[WHAT YOU NEED TO DO]: Give the data a second time, exactly and in full.

[COLLECTED DATA]:
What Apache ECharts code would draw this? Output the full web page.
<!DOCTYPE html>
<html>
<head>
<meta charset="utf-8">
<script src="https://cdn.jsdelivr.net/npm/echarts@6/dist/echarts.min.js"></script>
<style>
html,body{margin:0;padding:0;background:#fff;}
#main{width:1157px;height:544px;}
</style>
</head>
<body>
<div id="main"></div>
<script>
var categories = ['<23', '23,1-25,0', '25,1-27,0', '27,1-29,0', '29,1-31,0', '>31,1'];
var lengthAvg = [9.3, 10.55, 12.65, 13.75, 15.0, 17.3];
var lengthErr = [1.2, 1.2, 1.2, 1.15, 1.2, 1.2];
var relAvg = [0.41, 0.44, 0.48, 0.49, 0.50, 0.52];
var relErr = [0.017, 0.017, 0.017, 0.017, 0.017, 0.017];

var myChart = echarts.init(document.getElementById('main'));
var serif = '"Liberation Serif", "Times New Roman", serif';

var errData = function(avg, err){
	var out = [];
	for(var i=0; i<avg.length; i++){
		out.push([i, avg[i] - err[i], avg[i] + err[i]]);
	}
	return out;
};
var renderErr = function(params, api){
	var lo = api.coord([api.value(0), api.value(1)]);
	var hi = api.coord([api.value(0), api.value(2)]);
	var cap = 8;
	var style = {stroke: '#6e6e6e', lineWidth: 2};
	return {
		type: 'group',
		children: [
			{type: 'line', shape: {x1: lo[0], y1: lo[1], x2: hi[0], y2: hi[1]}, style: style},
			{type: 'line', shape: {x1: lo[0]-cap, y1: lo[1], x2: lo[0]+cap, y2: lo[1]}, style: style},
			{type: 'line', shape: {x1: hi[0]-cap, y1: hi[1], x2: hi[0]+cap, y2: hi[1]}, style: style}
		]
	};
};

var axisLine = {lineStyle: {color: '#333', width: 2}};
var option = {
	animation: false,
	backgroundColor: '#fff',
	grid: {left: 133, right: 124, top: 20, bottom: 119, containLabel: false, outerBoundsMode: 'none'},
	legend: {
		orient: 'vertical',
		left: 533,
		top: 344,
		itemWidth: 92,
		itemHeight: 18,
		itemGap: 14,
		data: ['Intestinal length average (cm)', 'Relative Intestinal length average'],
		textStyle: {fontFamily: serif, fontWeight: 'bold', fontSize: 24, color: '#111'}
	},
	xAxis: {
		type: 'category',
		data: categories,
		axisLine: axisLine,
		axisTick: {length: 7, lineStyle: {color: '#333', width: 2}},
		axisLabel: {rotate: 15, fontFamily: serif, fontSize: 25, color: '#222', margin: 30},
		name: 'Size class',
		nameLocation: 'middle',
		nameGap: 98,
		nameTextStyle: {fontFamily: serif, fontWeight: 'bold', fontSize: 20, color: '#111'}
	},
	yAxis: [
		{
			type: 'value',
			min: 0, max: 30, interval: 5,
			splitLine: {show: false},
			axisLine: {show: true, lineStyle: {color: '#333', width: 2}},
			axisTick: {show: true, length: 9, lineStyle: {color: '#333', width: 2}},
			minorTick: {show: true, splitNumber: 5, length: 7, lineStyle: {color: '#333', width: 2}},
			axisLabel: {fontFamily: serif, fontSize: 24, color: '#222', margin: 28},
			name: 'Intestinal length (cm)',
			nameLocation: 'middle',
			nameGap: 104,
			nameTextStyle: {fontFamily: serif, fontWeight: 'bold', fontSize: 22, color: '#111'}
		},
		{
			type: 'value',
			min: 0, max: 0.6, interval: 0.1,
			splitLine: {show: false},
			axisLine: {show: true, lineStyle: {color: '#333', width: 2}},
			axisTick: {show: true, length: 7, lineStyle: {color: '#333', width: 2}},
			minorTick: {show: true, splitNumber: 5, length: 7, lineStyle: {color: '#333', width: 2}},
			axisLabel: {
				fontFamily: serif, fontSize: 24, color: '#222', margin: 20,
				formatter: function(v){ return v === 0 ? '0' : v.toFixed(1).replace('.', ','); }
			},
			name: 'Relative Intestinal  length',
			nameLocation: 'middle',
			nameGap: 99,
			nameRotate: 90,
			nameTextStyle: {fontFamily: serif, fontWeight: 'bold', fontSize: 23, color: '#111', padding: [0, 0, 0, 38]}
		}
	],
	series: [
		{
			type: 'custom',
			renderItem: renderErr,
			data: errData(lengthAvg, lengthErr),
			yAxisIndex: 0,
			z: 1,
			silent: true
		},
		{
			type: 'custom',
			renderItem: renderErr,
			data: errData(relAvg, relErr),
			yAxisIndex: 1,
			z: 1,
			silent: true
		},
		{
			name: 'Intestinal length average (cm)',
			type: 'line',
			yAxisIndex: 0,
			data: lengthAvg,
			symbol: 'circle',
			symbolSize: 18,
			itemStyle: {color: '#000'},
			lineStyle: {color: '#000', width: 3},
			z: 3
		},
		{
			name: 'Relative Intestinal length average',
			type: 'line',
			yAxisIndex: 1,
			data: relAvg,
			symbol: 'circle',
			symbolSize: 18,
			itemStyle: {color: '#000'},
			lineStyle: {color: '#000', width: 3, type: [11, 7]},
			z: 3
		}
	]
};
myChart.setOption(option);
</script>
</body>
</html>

[ANSWER TO THIS EXERCISE]:
What Apache ECharts code would draw this? Output the full web page.
<!DOCTYPE html>
<html>
<head>
<meta charset="utf-8">
<script src="https://cdn.jsdelivr.net/npm/echarts@6/dist/echarts.min.js"></script>
<style>
html,body{margin:0;padding:0;background:#fff;}
#main{width:1157px;height:544px;}
</style>
</head>
<body>
<div id="main"></div>
<script>
var categories = ['<23', '23,1-25,0', '25,1-27,0', '27,1-29,0', '29,1-31,0', '>31,1'];
var lengthAvg = [9.3, 10.55, 12.65, 13.75, 15.0, 17.3];
var lengthErr = [1.2, 1.2, 1.2, 1.15, 1.2, 1.2];
var relAvg = [0.41, 0.44, 0.48, 0.49, 0.50, 0.52];
var relErr = [0.017, 0.017, 0.017, 0.017, 0.017, 0.017];

var myChart = echarts.init(document.getElementById('main'));
var serif = '"Liberation Serif", "Times New Roman", serif';

var errData = function(avg, err){
	var out = [];
	for(var i=0; i<avg.length; i++){
		out.push([i, avg[i] - err[i], avg[i] + err[i]]);
	}
	return out;
};
var renderErr = function(params, api){
	var lo = api.coord([api.value(0), api.value(1)]);
	var hi = api.coord([api.value(0), api.value(2)]);
	var cap = 8;
	var style = {stroke: '#6e6e6e', lineWidth: 2};
	return {
		type: 'group',
		children: [
			{type: 'line', shape: {x1: lo[0], y1: lo[1], x2: hi[0], y2: hi[1]}, style: style},
			{type: 'line', shape: {x1: lo[0]-cap, y1: lo[1], x2: lo[0]+cap, y2: lo[1]}, style: style},
			{type: 'line', shape: {x1: hi[0]-cap, y1: hi[1], x2: hi[0]+cap, y2: hi[1]}, style: style}
		]
	};
};

var axisLine = {lineStyle: {color: '#333', width: 2}};
var option = {
	animation: false,
	backgroundColor: '#fff',
	grid: {left: 133, right: 124, top: 20, bottom: 119, containLabel: false, outerBoundsMode: 'none'},
	legend: {
		orient: 'vertical',
		left: 533,
		top: 344,
		itemWidth: 92,
		itemHeight: 18,
		itemGap: 14,
		data: ['Intestinal length average (cm)', 'Relative Intestinal length average'],
		textStyle: {fontFamily: serif, fontWeight: 'bold', fontSize: 24, color: '#111'}
	},
	xAxis: {
		type: 'category',
		data: categories,
		axisLine: axisLine,
		axisTick: {length: 7, lineStyle: {color: '#333', width: 2}},
		axisLabel: {rotate: 15, fontFamily: serif, fontSize: 25, color: '#222', margin: 30},
		name: 'Size class',
		nameLocation: 'middle',
		nameGap: 98,
		nameTextStyle: {fontFamily: serif, fontWeight: 'bold', fontSize: 20, color: '#111'}
	},
	yAxis: [
		{
			type: 'value',
			min: 0, max: 30, interval: 5,
			splitLine: {show: false},
			axisLine: {show: true, lineStyle: {color: '#333', width: 2}},
			axisTick: {show: true, length: 9, lineStyle: {color: '#333', width: 2}},
			minorTick: {show: true, splitNumber: 5, length: 7, lineStyle: {color: '#333', width: 2}},
			axisLabel: {fontFamily: serif, fontSize: 24, color: '#222', margin: 28},
			name: 'Intestinal length (cm)',
			nameLocation: 'middle',
			nameGap: 104,
			nameTextStyle: {fontFamily: serif, fontWeight: 'bold', fontSize: 22, color: '#111'}
		},
		{
			type: 'value',
			min: 0, max: 0.6, interval: 0.1,
			splitLine: {show: false},
			axisLine: {show: true, lineStyle: {color: '#333', width: 2}},
			axisTick: {show: true, length: 7, lineStyle: {color: '#333', width: 2}},
			minorTick: {show: true, splitNumber: 5, length: 7, lineStyle: {color: '#333', width: 2}},
			axisLabel: {
				fontFamily: serif, fontSize: 24, color: '#222', margin: 20,
				formatter: function(v){ return v === 0 ? '0' : v.toFixed(1).replace('.', ','); }
			},
			name: 'Relative Intestinal  length',
			nameLocation: 'middle',
			nameGap: 99,
			nameRotate: 90,
			nameTextStyle: {fontFamily: serif, fontWeight: 'bold', fontSize: 23, color: '#111', padding: [0, 0, 0, 38]}
		}
	],
	series: [
		{
			type: 'custom',
			renderItem: renderErr,
			data: errData(lengthAvg, lengthErr),
			yAxisIndex: 0,
			z: 1,
			silent: true
		},
		{
			type: 'custom',
			renderItem: renderErr,
			data: errData(relAvg, relErr),
			yAxisIndex: 1,
			z: 1,
			silent: true
		},
		{
			name: 'Intestinal length average (cm)',
			type: 'line',
			yAxisIndex: 0,
			data: lengthAvg,
			symbol: 'circle',
			symbolSize: 18,
			itemStyle: {color: '#000'},
			lineStyle: {color: '#000', width: 3},
			z: 3
		},
		{
			name: 'Relative Intestinal length average',
			type: 'line',
			yAxisIndex: 1,
			data: relAvg,
			symbol: 'circle',
			symbolSize: 18,
			itemStyle: {color: '#000'},
			lineStyle: {color: '#000', width: 3, type: [11, 7]},
			z: 3
		}
	]
};
myChart.setOption(option);
</script>
</body>
</html>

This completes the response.